-- BEGIN DATA EXTRACT --
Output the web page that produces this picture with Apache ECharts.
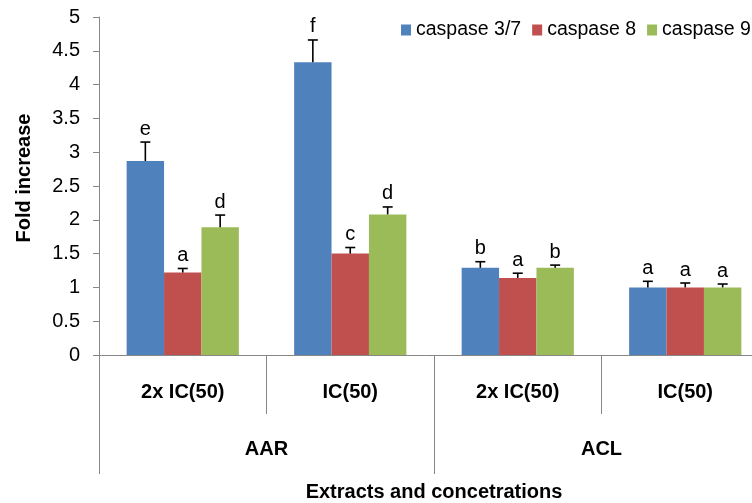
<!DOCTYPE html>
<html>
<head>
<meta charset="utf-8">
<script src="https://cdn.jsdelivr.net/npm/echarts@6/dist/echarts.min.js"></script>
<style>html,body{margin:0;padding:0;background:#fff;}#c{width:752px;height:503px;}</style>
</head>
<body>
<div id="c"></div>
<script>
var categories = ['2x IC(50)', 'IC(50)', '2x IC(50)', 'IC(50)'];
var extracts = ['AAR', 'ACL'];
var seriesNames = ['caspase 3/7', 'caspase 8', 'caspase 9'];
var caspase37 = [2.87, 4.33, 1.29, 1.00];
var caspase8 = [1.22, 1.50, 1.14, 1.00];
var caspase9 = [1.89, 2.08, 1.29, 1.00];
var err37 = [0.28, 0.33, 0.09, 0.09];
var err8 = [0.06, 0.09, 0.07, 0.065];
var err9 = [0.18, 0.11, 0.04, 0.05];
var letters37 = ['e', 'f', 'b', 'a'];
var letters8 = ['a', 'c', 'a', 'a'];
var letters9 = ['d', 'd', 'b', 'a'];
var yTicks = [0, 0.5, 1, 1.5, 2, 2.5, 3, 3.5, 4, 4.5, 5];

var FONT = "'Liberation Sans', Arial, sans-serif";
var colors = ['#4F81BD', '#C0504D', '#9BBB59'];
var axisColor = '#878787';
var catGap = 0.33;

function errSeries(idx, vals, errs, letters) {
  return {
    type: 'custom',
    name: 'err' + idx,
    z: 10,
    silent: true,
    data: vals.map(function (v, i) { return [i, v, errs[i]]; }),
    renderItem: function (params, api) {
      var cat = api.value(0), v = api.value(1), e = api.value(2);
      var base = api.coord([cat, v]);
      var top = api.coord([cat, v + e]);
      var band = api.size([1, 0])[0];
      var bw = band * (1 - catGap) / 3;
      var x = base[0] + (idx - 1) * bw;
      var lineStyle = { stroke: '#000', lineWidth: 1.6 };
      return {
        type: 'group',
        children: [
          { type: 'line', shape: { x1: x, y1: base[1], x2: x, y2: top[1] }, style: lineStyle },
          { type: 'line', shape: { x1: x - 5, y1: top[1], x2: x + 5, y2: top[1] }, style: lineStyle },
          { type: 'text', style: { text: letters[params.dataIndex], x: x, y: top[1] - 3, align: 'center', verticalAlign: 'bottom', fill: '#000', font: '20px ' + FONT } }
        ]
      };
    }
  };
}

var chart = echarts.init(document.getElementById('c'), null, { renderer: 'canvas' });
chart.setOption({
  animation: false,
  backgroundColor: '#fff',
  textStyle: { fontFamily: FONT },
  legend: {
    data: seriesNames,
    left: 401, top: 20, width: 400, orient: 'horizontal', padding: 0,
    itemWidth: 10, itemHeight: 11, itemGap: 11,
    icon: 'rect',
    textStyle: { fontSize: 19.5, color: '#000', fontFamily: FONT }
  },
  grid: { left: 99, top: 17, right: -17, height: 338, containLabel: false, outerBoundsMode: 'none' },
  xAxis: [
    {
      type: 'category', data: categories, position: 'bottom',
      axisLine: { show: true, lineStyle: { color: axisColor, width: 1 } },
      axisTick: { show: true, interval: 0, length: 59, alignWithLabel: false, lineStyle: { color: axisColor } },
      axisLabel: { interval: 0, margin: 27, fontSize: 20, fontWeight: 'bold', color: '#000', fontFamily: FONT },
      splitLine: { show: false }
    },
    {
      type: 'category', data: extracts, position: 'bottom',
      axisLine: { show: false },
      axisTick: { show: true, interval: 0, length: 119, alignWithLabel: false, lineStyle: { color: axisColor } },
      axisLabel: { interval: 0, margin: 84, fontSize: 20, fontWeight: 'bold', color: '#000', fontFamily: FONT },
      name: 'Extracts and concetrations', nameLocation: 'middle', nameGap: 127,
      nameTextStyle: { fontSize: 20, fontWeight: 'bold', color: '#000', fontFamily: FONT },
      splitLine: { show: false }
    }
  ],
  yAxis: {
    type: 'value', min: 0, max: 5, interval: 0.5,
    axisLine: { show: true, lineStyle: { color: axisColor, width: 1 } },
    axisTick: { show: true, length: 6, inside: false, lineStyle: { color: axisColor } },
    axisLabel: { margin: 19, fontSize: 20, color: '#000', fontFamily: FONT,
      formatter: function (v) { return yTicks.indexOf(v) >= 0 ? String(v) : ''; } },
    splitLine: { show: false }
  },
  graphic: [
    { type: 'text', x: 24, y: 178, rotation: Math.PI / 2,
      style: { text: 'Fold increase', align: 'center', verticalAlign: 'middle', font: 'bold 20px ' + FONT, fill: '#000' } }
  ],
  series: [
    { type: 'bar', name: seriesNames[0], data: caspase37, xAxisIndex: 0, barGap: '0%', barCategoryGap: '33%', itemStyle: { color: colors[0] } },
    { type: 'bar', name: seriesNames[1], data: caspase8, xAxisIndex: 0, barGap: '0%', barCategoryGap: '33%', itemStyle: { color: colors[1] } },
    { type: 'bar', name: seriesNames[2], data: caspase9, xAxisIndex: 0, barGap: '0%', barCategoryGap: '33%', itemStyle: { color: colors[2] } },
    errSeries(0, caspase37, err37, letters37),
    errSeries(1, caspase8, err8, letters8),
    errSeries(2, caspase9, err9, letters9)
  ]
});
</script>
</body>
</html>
-- END DATA EXTRACT --
### STATED TASK
Copy the whole of the material above exactly, but not its images.

### EXERCISE SOLUTION
Output the web page that produces this picture with Apache ECharts.
<!DOCTYPE html>
<html>
<head>
<meta charset="utf-8">
<script src="https://cdn.jsdelivr.net/npm/echarts@6/dist/echarts.min.js"></script>
<style>html,body{margin:0;padding:0;background:#fff;}#c{width:752px;height:503px;}</style>
</head>
<body>
<div id="c"></div>
<script>
var categories = ['2x IC(50)', 'IC(50)', '2x IC(50)', 'IC(50)'];
var extracts = ['AAR', 'ACL'];
var seriesNames = ['caspase 3/7', 'caspase 8', 'caspase 9'];
var caspase37 = [2.87, 4.33, 1.29, 1.00];
var caspase8 = [1.22, 1.50, 1.14, 1.00];
var caspase9 = [1.89, 2.08, 1.29, 1.00];
var err37 = [0.28, 0.33, 0.09, 0.09];
var err8 = [0.06, 0.09, 0.07, 0.065];
var err9 = [0.18, 0.11, 0.04, 0.05];
var letters37 = ['e', 'f', 'b', 'a'];
var letters8 = ['a', 'c', 'a', 'a'];
var letters9 = ['d', 'd', 'b', 'a'];
var yTicks = [0, 0.5, 1, 1.5, 2, 2.5, 3, 3.5, 4, 4.5, 5];

var FONT = "'Liberation Sans', Arial, sans-serif";
var colors = ['#4F81BD', '#C0504D', '#9BBB59'];
var axisColor = '#878787';
var catGap = 0.33;

function errSeries(idx, vals, errs, letters) {
  return {
    type: 'custom',
    name: 'err' + idx,
    z: 10,
    silent: true,
    data: vals.map(function (v, i) { return [i, v, errs[i]]; }),
    renderItem: function (params, api) {
      var cat = api.value(0), v = api.value(1), e = api.value(2);
      var base = api.coord([cat, v]);
      var top = api.coord([cat, v + e]);
      var band = api.size([1, 0])[0];
      var bw = band * (1 - catGap) / 3;
      var x = base[0] + (idx - 1) * bw;
      var lineStyle = { stroke: '#000', lineWidth: 1.6 };
      return {
        type: 'group',
        children: [
          { type: 'line', shape: { x1: x, y1: base[1], x2: x, y2: top[1] }, style: lineStyle },
          { type: 'line', shape: { x1: x - 5, y1: top[1], x2: x + 5, y2: top[1] }, style: lineStyle },
          { type: 'text', style: { text: letters[params.dataIndex], x: x, y: top[1] - 3, align: 'center', verticalAlign: 'bottom', fill: '#000', font: '20px ' + FONT } }
        ]
      };
    }
  };
}

var chart = echarts.init(document.getElementById('c'), null, { renderer: 'canvas' });
chart.setOption({
  animation: false,
  backgroundColor: '#fff',
  textStyle: { fontFamily: FONT },
  legend: {
    data: seriesNames,
    left: 401, top: 20, width: 400, orient: 'horizontal', padding: 0,
    itemWidth: 10, itemHeight: 11, itemGap: 11,
    icon: 'rect',
    textStyle: { fontSize: 19.5, color: '#000', fontFamily: FONT }
  },
  grid: { left: 99, top: 17, right: -17, height: 338, containLabel: false, outerBoundsMode: 'none' },
  xAxis: [
    {
      type: 'category', data: categories, position: 'bottom',
      axisLine: { show: true, lineStyle: { color: axisColor, width: 1 } },
      axisTick: { show: true, interval: 0, length: 59, alignWithLabel: false, lineStyle: { color: axisColor } },
      axisLabel: { interval: 0, margin: 27, fontSize: 20, fontWeight: 'bold', color: '#000', fontFamily: FONT },
      splitLine: { show: false }
    },
    {
      type: 'category', data: extracts, position: 'bottom',
      axisLine: { show: false },
      axisTick: { show: true, interval: 0, length: 119, alignWithLabel: false, lineStyle: { color: axisColor } },
      axisLabel: { interval: 0, margin: 84, fontSize: 20, fontWeight: 'bold', color: '#000', fontFamily: FONT },
      name: 'Extracts and concetrations', nameLocation: 'middle', nameGap: 127,
      nameTextStyle: { fontSize: 20, fontWeight: 'bold', color: '#000', fontFamily: FONT },
      splitLine: { show: false }
    }
  ],
  yAxis: {
    type: 'value', min: 0, max: 5, interval: 0.5,
    axisLine: { show: true, lineStyle: { color: axisColor, width: 1 } },
    axisTick: { show: true, length: 6, inside: false, lineStyle: { color: axisColor } },
    axisLabel: { margin: 19, fontSize: 20, color: '#000', fontFamily: FONT,
      formatter: function (v) { return yTicks.indexOf(v) >= 0 ? String(v) : ''; } },
    splitLine: { show: false }
  },
  graphic: [
    { type: 'text', x: 24, y: 178, rotation: Math.PI / 2,
      style: { text: 'Fold increase', align: 'center', verticalAlign: 'middle', font: 'bold 20px ' + FONT, fill: '#000' } }
  ],
  series: [
    { type: 'bar', name: seriesNames[0], data: caspase37, xAxisIndex: 0, barGap: '0%', barCategoryGap: '33%', itemStyle: { color: colors[0] } },
    { type: 'bar', name: seriesNames[1], data: caspase8, xAxisIndex: 0, barGap: '0%', barCategoryGap: '33%', itemStyle: { color: colors[1] } },
    { type: 'bar', name: seriesNames[2], data: caspase9, xAxisIndex: 0, barGap: '0%', barCategoryGap: '33%', itemStyle: { color: colors[2] } },
    errSeries(0, caspase37, err37, letters37),
    errSeries(1, caspase8, err8, letters8),
    errSeries(2, caspase9, err9, letters9)
  ]
});
</script>
</body>
</html>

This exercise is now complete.